Der Dachverband der Schweizer Wirtschaft gab Millionen aus, um die Landsleute vom Wohle der Zuwanderung und offener Grenzen zu überzeugen: Migranten, die durch das offene System kämen, seien Westeuropäer mit abgeschlossener Ausbildung – also keine Last, sondern ein Segen für die Sozialwerke. Zusätzlich schaltete sich noch Ex-Außenministerin Micheline Calmy-Rey in die Debatte ein: Sie plädiert sogar für einen EU-Beitritt – ein immer wiederkehrendes und immer abgelehntes Thema in der dichten Schweiz.

Direkte Demokratie
Stimmvolk: Nicht nur das Parlament vertritt in der Schweiz das Volk, die Wähler nehmen an Entscheidungsprozessen auf allen Staatsebenen (Gemeinde, Kanton, Bund) teil. Im Schnitt werden die Schweizer drei bis vier Mal im Jahr befragt. Jede Änderung der Schweizer Verfassung muss durch eine Mehrheit des Volkes und der Kantone („Volksmehr“ und „Ständemehr“) abgenickt werden.

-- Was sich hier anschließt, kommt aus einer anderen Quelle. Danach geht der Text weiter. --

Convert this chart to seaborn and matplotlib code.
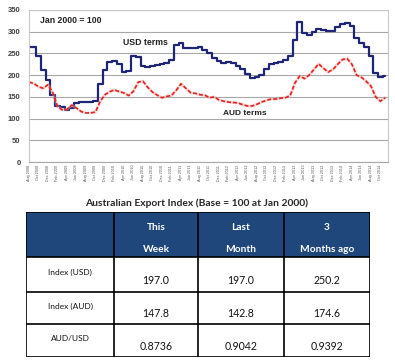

Instrumente: Vor allem sind aber Referendum und Volksinitiative die Gründe für die Vielzahl an Abstimmungen. Bürger haben das Recht, über Parlamentsbeschlüsse nachträglich abstimmen zu können. Per Initiative können die Schweizer verlangen, dass die Verfassung geändert wird. Bereits 2000 gab es eine Volksinitiative „für eine Regelung der Zuwanderung“ – sie blieb damals erfolglos.